[Your goal] Provide an exact copy of the data, excluding the images.

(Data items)
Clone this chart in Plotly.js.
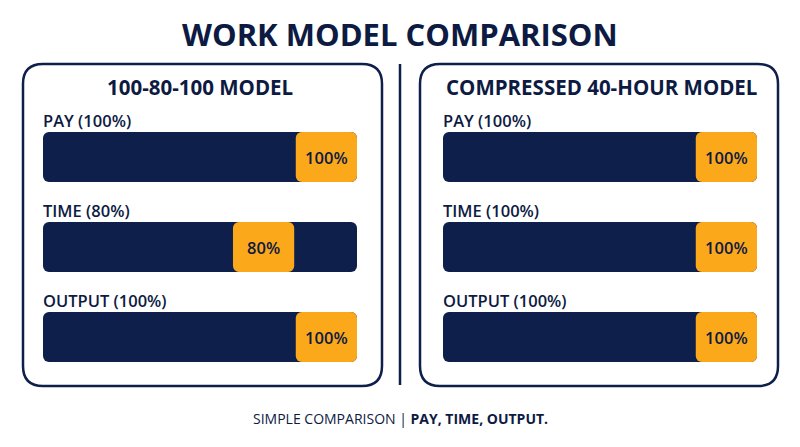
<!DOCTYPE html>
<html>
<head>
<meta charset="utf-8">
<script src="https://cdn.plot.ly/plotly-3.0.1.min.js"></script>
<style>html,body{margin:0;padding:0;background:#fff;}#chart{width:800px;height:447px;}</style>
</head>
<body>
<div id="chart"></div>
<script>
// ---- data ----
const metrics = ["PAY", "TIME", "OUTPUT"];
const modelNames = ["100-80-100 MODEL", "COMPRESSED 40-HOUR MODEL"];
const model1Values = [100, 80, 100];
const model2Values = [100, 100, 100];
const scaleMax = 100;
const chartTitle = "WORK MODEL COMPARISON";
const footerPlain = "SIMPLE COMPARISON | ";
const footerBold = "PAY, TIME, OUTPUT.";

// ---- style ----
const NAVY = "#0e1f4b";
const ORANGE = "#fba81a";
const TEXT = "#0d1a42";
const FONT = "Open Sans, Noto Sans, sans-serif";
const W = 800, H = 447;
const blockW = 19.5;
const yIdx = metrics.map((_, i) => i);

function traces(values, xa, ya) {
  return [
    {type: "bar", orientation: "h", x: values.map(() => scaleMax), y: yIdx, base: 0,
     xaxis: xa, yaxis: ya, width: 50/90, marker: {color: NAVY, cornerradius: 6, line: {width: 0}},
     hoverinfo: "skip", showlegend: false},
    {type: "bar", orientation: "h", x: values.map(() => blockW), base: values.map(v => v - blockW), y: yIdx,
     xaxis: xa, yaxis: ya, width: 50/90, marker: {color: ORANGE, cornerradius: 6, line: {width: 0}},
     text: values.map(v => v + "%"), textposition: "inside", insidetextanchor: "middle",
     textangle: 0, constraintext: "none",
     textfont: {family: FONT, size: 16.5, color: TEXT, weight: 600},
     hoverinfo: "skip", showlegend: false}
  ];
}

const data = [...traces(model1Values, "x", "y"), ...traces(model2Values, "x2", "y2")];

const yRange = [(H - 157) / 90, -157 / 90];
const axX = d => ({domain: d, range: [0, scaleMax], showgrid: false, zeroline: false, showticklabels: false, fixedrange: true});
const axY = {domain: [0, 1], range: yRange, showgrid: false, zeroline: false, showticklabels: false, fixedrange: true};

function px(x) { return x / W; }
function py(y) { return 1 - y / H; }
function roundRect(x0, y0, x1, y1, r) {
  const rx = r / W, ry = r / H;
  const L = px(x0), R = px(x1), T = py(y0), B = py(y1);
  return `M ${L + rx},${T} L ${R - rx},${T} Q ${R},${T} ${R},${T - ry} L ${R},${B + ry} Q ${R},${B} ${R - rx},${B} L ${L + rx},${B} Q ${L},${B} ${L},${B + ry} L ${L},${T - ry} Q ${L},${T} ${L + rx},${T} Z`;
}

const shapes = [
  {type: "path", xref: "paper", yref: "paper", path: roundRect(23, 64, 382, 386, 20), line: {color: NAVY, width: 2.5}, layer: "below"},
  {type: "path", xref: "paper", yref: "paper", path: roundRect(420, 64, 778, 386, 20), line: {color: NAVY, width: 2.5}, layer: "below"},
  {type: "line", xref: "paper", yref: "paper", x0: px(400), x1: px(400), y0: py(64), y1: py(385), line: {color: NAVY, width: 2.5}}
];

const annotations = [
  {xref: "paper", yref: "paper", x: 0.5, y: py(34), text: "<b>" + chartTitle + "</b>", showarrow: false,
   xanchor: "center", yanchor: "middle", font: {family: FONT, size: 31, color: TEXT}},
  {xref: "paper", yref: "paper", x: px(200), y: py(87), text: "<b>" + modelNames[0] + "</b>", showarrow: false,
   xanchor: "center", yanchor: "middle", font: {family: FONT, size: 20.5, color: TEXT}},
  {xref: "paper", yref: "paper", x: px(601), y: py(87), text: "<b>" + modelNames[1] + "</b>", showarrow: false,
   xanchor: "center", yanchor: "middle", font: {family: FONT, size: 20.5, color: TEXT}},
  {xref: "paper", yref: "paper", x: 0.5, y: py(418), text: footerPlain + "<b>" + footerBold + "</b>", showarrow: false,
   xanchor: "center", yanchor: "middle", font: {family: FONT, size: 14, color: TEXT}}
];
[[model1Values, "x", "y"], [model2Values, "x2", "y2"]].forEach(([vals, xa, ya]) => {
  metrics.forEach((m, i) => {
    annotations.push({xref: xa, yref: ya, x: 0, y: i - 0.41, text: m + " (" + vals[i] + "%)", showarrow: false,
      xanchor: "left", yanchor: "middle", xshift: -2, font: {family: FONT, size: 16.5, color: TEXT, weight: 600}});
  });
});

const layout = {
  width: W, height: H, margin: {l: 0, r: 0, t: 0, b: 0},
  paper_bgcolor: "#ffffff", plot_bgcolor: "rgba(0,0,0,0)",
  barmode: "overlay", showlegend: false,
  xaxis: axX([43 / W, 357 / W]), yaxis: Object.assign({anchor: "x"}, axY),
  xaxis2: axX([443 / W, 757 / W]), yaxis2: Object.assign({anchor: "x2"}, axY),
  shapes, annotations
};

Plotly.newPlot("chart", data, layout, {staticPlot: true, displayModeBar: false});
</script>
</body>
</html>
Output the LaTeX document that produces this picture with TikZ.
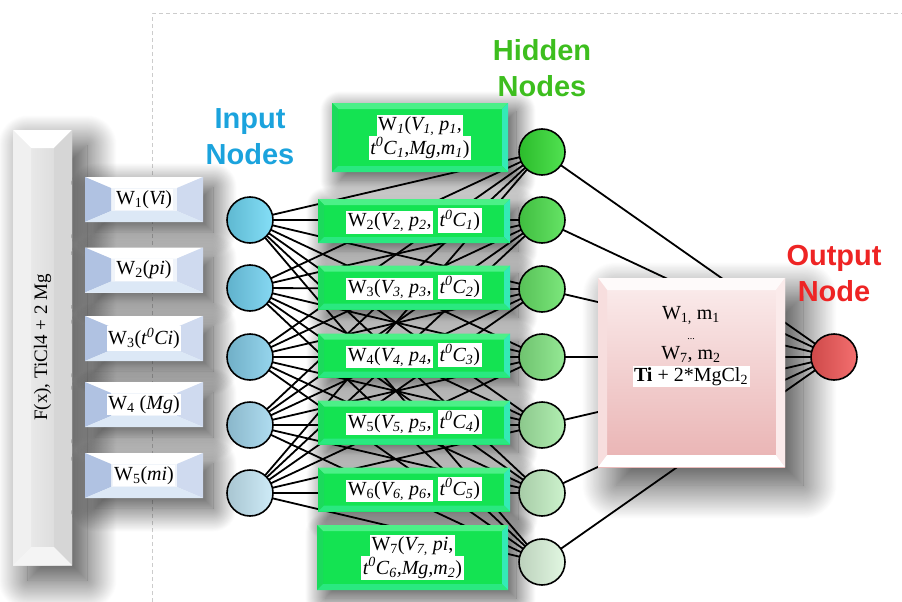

[The solution]
Clone this chart in Plotly.js.
<!DOCTYPE html>
<html>
<head>
<meta charset="utf-8">
<script src="https://cdn.plot.ly/plotly-3.0.1.min.js"></script>
<style>html,body{margin:0;padding:0;background:#fff;}#chart{width:800px;height:447px;}</style>
</head>
<body>
<div id="chart"></div>
<script>
// ---- data ----
const metrics = ["PAY", "TIME", "OUTPUT"];
const modelNames = ["100-80-100 MODEL", "COMPRESSED 40-HOUR MODEL"];
const model1Values = [100, 80, 100];
const model2Values = [100, 100, 100];
const scaleMax = 100;
const chartTitle = "WORK MODEL COMPARISON";
const footerPlain = "SIMPLE COMPARISON | ";
const footerBold = "PAY, TIME, OUTPUT.";

// ---- style ----
const NAVY = "#0e1f4b";
const ORANGE = "#fba81a";
const TEXT = "#0d1a42";
const FONT = "Open Sans, Noto Sans, sans-serif";
const W = 800, H = 447;
const blockW = 19.5;
const yIdx = metrics.map((_, i) => i);

function traces(values, xa, ya) {
  return [
    {type: "bar", orientation: "h", x: values.map(() => scaleMax), y: yIdx, base: 0,
     xaxis: xa, yaxis: ya, width: 50/90, marker: {color: NAVY, cornerradius: 6, line: {width: 0}},
     hoverinfo: "skip", showlegend: false},
    {type: "bar", orientation: "h", x: values.map(() => blockW), base: values.map(v => v - blockW), y: yIdx,
     xaxis: xa, yaxis: ya, width: 50/90, marker: {color: ORANGE, cornerradius: 6, line: {width: 0}},
     text: values.map(v => v + "%"), textposition: "inside", insidetextanchor: "middle",
     textangle: 0, constraintext: "none",
     textfont: {family: FONT, size: 16.5, color: TEXT, weight: 600},
     hoverinfo: "skip", showlegend: false}
  ];
}

const data = [...traces(model1Values, "x", "y"), ...traces(model2Values, "x2", "y2")];

const yRange = [(H - 157) / 90, -157 / 90];
const axX = d => ({domain: d, range: [0, scaleMax], showgrid: false, zeroline: false, showticklabels: false, fixedrange: true});
const axY = {domain: [0, 1], range: yRange, showgrid: false, zeroline: false, showticklabels: false, fixedrange: true};

function px(x) { return x / W; }
function py(y) { return 1 - y / H; }
function roundRect(x0, y0, x1, y1, r) {
  const rx = r / W, ry = r / H;
  const L = px(x0), R = px(x1), T = py(y0), B = py(y1);
  return `M ${L + rx},${T} L ${R - rx},${T} Q ${R},${T} ${R},${T - ry} L ${R},${B + ry} Q ${R},${B} ${R - rx},${B} L ${L + rx},${B} Q ${L},${B} ${L},${B + ry} L ${L},${T - ry} Q ${L},${T} ${L + rx},${T} Z`;
}

const shapes = [
  {type: "path", xref: "paper", yref: "paper", path: roundRect(23, 64, 382, 386, 20), line: {color: NAVY, width: 2.5}, layer: "below"},
  {type: "path", xref: "paper", yref: "paper", path: roundRect(420, 64, 778, 386, 20), line: {color: NAVY, width: 2.5}, layer: "below"},
  {type: "line", xref: "paper", yref: "paper", x0: px(400), x1: px(400), y0: py(64), y1: py(385), line: {color: NAVY, width: 2.5}}
];

const annotations = [
  {xref: "paper", yref: "paper", x: 0.5, y: py(34), text: "<b>" + chartTitle + "</b>", showarrow: false,
   xanchor: "center", yanchor: "middle", font: {family: FONT, size: 31, color: TEXT}},
  {xref: "paper", yref: "paper", x: px(200), y: py(87), text: "<b>" + modelNames[0] + "</b>", showarrow: false,
   xanchor: "center", yanchor: "middle", font: {family: FONT, size: 20.5, color: TEXT}},
  {xref: "paper", yref: "paper", x: px(601), y: py(87), text: "<b>" + modelNames[1] + "</b>", showarrow: false,
   xanchor: "center", yanchor: "middle", font: {family: FONT, size: 20.5, color: TEXT}},
  {xref: "paper", yref: "paper", x: 0.5, y: py(418), text: footerPlain + "<b>" + footerBold + "</b>", showarrow: false,
   xanchor: "center", yanchor: "middle", font: {family: FONT, size: 14, color: TEXT}}
];
[[model1Values, "x", "y"], [model2Values, "x2", "y2"]].forEach(([vals, xa, ya]) => {
  metrics.forEach((m, i) => {
    annotations.push({xref: xa, yref: ya, x: 0, y: i - 0.41, text: m + " (" + vals[i] + "%)", showarrow: false,
      xanchor: "left", yanchor: "middle", xshift: -2, font: {family: FONT, size: 16.5, color: TEXT, weight: 600}});
  });
});

const layout = {
  width: W, height: H, margin: {l: 0, r: 0, t: 0, b: 0},
  paper_bgcolor: "#ffffff", plot_bgcolor: "rgba(0,0,0,0)",
  barmode: "overlay", showlegend: false,
  xaxis: axX([43 / W, 357 / W]), yaxis: Object.assign({anchor: "x"}, axY),
  xaxis2: axX([443 / W, 757 / W]), yaxis2: Object.assign({anchor: "x2"}, axY),
  shapes, annotations
};

Plotly.newPlot("chart", data, layout, {staticPlot: true, displayModeBar: false});
</script>
</body>
</html>
Output the LaTeX document that produces this picture with TikZ.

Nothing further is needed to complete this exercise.